* Your instructions *
Repeat exactly the lines from the line with "Reproduce this chart" to the line with "ax.set_ylim(-1, 1)", including both, and leave out any pictures.

## start Excerpted data

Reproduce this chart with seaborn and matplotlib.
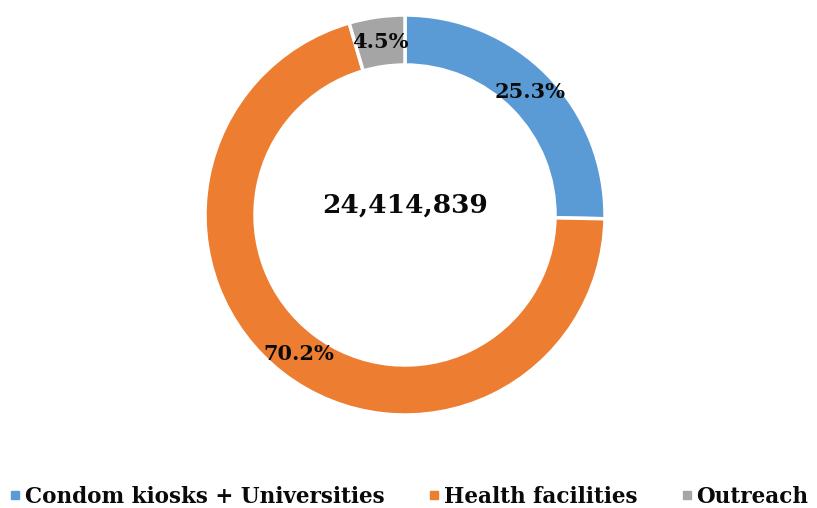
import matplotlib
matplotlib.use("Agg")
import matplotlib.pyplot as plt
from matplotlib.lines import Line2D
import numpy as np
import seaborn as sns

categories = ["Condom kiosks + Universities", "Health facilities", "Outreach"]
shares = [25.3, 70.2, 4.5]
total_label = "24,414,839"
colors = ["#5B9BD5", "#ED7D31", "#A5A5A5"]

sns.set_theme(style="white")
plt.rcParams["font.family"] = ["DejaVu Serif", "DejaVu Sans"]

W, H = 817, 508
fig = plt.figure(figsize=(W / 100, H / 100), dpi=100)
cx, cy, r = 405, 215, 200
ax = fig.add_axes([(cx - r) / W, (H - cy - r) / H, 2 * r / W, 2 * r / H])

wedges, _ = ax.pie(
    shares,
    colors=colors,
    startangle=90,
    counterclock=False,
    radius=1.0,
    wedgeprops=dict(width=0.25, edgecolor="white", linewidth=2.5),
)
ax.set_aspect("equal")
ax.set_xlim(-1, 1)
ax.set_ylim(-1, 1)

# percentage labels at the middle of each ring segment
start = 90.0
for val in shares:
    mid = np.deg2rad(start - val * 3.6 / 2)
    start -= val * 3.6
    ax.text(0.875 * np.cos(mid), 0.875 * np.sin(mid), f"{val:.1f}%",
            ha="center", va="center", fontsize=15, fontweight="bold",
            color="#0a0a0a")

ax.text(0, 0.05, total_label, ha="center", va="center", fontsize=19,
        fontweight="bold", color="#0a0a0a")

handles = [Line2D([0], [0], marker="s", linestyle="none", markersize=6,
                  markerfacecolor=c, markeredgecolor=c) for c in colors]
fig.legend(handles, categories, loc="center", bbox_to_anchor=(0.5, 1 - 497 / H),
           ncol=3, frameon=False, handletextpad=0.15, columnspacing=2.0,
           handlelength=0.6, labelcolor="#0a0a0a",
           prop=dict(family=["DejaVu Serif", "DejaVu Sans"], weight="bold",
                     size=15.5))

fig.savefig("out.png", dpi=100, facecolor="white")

## end Excerpted data
## start Excerpted data

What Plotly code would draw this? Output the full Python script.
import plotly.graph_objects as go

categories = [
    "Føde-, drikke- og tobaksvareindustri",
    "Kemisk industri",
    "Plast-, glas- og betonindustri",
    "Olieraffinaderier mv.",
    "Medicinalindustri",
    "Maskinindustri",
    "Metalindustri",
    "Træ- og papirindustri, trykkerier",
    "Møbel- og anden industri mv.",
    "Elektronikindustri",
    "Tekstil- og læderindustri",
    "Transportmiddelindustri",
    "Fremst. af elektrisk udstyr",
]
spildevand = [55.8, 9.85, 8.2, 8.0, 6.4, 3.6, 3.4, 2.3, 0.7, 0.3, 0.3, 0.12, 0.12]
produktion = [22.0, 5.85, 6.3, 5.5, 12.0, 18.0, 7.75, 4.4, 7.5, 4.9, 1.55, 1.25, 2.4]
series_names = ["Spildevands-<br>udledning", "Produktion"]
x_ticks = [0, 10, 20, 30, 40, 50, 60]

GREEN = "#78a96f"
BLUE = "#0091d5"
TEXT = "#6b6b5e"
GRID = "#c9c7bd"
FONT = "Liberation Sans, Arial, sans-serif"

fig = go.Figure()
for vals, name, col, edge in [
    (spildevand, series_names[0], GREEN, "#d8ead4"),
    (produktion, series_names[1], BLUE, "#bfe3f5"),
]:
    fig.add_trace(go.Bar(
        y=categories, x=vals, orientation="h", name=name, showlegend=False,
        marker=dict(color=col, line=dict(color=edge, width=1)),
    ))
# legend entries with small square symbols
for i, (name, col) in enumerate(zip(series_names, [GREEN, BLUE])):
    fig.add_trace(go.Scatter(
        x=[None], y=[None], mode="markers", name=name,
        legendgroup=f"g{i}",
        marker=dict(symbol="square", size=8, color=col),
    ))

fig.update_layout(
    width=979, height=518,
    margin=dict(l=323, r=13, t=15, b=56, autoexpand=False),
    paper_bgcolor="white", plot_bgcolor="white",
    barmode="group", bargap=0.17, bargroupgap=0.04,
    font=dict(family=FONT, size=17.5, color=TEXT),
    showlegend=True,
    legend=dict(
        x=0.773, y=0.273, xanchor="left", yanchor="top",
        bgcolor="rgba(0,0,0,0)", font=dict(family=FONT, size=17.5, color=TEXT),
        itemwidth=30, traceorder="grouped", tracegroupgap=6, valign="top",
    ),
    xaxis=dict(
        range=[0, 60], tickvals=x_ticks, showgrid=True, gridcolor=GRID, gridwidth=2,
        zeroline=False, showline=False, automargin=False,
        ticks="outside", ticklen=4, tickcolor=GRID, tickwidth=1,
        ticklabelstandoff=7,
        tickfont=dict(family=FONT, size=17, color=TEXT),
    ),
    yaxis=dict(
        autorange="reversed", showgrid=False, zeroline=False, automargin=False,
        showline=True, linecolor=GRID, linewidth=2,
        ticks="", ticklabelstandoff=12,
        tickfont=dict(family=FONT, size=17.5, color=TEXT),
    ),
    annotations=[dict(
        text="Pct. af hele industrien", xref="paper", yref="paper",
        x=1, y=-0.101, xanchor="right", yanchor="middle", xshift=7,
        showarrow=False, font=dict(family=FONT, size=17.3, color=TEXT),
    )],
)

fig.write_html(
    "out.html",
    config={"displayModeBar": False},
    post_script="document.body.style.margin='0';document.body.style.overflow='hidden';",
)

## end Excerpted data

* Result for this task *
Reproduce this chart with seaborn and matplotlib.
import matplotlib
matplotlib.use("Agg")
import matplotlib.pyplot as plt
from matplotlib.lines import Line2D
import numpy as np
import seaborn as sns

categories = ["Condom kiosks + Universities", "Health facilities", "Outreach"]
shares = [25.3, 70.2, 4.5]
total_label = "24,414,839"
colors = ["#5B9BD5", "#ED7D31", "#A5A5A5"]

sns.set_theme(style="white")
plt.rcParams["font.family"] = ["DejaVu Serif", "DejaVu Sans"]

W, H = 817, 508
fig = plt.figure(figsize=(W / 100, H / 100), dpi=100)
cx, cy, r = 405, 215, 200
ax = fig.add_axes([(cx - r) / W, (H - cy - r) / H, 2 * r / W, 2 * r / H])

wedges, _ = ax.pie(
    shares,
    colors=colors,
    startangle=90,
    counterclock=False,
    radius=1.0,
    wedgeprops=dict(width=0.25, edgecolor="white", linewidth=2.5),
)
ax.set_aspect("equal")
ax.set_xlim(-1, 1)
ax.set_ylim(-1, 1)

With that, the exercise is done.